Esta mañana he oído decir a un sagaz y avispado periodista en mi sesión de radio matutina, que por qué decimos fake news cuando disponemos en español de la maravillosa palabras paparrucha. Me he levantado de mi asiento como un resorte con la tostada en la boca -todavía no había terminado de desayunar-, he abierto el diccionario de la lengua española, he consultado por si fuera poco el María Moliner y me he encontrado con la siguiente definición: “noticia falsa y desatinada de un suceso, esparcida entre el vulgo”. Y a continuación con esta otra: “tontería, estupidez, cosa insustancial y desatinada”. Más claro el agua.
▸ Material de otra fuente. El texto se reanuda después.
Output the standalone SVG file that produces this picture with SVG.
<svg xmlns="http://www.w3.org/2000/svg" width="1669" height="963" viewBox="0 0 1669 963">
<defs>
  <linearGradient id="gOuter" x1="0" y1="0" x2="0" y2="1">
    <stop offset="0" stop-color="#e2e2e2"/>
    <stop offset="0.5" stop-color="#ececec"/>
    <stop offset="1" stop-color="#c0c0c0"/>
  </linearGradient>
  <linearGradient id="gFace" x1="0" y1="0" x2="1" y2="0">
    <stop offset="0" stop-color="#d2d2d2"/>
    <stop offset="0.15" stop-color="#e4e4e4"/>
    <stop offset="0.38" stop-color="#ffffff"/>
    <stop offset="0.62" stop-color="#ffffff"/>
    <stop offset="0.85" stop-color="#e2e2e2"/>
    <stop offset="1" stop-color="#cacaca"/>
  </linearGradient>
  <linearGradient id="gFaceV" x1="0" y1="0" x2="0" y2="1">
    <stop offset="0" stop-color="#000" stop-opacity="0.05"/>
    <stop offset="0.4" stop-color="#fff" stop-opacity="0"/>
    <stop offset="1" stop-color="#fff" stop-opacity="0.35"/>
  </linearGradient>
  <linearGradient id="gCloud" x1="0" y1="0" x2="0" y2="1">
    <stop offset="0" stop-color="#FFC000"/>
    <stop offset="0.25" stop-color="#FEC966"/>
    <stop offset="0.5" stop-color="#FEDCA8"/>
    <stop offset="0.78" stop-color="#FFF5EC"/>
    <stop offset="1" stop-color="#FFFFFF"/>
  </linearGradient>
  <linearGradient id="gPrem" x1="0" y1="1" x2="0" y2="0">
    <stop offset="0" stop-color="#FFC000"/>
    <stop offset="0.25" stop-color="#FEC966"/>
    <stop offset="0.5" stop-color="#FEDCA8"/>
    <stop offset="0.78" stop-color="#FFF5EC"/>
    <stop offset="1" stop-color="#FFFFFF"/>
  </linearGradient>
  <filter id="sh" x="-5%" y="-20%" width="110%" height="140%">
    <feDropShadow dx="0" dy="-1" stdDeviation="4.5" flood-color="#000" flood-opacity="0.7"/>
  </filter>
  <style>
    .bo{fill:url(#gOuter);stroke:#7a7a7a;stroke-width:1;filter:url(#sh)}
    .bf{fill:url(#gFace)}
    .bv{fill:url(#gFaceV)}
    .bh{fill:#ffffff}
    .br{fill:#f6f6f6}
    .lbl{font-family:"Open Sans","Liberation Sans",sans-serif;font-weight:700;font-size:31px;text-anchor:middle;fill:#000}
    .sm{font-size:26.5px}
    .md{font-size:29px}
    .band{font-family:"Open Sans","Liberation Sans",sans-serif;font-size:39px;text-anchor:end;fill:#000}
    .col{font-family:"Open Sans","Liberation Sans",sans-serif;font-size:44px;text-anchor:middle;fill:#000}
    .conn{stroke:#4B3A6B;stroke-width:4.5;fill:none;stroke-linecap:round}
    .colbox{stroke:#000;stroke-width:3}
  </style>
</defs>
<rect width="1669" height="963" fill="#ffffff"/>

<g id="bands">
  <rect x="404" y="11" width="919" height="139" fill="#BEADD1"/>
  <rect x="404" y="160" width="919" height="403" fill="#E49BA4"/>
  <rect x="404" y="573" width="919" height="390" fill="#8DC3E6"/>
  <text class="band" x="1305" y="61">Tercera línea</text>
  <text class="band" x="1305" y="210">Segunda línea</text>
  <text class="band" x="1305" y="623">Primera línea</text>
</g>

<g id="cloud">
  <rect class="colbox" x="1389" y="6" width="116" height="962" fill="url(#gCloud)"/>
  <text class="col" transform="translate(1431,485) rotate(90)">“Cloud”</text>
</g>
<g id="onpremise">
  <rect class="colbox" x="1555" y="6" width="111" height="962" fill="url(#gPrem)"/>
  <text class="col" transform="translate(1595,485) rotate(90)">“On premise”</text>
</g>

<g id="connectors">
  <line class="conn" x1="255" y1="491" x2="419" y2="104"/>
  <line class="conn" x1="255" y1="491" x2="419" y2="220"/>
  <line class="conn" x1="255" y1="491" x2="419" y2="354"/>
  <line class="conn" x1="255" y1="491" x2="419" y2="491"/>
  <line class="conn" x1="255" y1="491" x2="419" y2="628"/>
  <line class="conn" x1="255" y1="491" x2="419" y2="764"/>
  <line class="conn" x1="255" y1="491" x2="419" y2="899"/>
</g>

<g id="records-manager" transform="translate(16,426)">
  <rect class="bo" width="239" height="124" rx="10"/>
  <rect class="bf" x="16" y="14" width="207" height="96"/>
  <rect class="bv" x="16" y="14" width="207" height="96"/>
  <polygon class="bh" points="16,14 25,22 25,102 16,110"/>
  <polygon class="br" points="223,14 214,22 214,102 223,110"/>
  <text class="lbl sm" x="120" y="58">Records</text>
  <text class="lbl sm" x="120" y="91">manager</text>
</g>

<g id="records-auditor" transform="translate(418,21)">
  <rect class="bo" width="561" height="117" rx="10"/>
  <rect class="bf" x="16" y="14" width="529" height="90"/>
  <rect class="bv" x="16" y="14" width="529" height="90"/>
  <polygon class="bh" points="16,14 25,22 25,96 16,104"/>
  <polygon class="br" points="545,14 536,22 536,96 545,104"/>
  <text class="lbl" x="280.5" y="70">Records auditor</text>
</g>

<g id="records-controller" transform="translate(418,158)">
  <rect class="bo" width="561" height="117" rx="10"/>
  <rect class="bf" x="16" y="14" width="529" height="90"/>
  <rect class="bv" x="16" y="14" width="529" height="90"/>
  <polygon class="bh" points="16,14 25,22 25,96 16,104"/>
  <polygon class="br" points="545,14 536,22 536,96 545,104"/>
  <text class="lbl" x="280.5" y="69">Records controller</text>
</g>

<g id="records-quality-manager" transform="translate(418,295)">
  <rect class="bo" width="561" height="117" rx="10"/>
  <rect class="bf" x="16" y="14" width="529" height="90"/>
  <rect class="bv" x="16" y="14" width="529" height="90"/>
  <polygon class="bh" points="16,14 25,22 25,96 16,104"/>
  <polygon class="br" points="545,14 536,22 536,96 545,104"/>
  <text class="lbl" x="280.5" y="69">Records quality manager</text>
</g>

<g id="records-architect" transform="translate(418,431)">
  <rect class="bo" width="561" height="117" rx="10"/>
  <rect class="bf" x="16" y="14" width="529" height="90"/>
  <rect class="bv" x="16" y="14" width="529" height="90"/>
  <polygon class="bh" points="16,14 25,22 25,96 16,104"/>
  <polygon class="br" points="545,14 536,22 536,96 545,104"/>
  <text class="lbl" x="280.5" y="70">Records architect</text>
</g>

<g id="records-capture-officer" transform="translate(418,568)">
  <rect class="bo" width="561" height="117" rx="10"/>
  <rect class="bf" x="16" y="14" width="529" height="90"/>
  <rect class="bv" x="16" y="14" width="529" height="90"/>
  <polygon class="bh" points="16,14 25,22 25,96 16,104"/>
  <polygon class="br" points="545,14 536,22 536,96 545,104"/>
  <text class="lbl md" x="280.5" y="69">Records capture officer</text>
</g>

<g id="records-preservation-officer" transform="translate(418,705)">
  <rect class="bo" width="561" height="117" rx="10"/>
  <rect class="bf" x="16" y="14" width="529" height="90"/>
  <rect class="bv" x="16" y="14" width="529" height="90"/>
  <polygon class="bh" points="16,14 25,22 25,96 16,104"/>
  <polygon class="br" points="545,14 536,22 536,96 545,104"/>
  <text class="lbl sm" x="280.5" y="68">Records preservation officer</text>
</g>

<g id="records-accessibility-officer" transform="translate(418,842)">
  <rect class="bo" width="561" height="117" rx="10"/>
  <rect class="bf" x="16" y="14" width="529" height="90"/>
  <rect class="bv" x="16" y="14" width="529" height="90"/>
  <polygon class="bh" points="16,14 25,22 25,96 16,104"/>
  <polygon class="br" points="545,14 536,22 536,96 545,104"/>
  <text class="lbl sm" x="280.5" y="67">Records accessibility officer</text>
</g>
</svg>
Quizá bastara con decir bulo, pero a partir de ahora diré paparrucha, no sólo porque el vocablo me fascina por su contundencia y sonoridad, también porque así podré llamar a los fake news makers “paparrucheros”. No tengo en la cabeza a nadie en concreto. Aunque si me dejara llevar por la imaginación, si bajara un poco la guardia de la debida prudencia, seguramente encontraría alguno de ellos entre los que se empeñan en construir un muro para separar EEUU de Méjico, argumentando que con él se evitaría la entrada de la acechante delincuencia sureña; o, más cerca de nosotros, entre los que aseguran que con esto de la inmigración corremos el riesgo de que millones de africanos nos invadan; o, a la misma distancia que los anteriores, entre los que explican que las mujeres en nuestro país no necesitan medidas especiales de protección contra la violencia machista, porque ésta no es más que un invento de exarcerbados radicales. Todos los días se oyen las innumerables paparruchas que cuentan los numerosos “paparrucheros” del mundo entero.
Pero a los nuestro, que en cuanto me descuido me voy por los cerros de Génova y sus aledaños. No estoy en principio en contra del uso de expresiones extranjeras, porque en ocasiones resuelven carencias propias. Si lo analizamos con detenimiento, todos los idiomas modernos se nutren de palabras ajenas; y el nuestro, a pesar de su inagotable riqueza, no iba a ser una excepción. Pero lo que sí me incomoda es esta moda de utilizar barbarismos innecesarios, por aquello del encanto sensual que tienen algunas palabras foráneas. Y también -no lo perdamos de vista- por la cursilería rampante que lucen algunos oradores posmodernos.
¿Por qué tenemos que hablar del core de un problema –palabra que le oí pronunciar hace unos días a un preboste de la política nacional- cuando podemos utilizar la palabra núcleo? Quizá, supongo, porque el político en cuestión quería dejar sentado ante el auditorio su cosmopolitismo, su dominio del inglés. ¿O por qué tenemos que utilizar la expresión black friday cuando ahora hasta los niños de guardería conocen su traducción? No creo que sea porque dicho así las rebajas sean mayores.
Confieso que yo también utilizo barbarismos. Claro que sí, porque al fin y al cabo las infecciones lingüísticas se propagan con facilidad y son difíciles de curar. Por eso digo smart phone, pen drive, look, copyright y tantos otros anglicismos al uso. E incluso utilizo, y no sé cómo remediarlo, la palabra blog. He leído por ahí que esta última podría traducirse por bitácora, pero la propuesta no me convence nada. También por cibersitio. ¡Qué horror! Espero que no me vea nunca obligado a utilizar alguna de estas traducciones, porque sería el final de mi hobby –afición o pasatiempo- de escribir en estas páginas.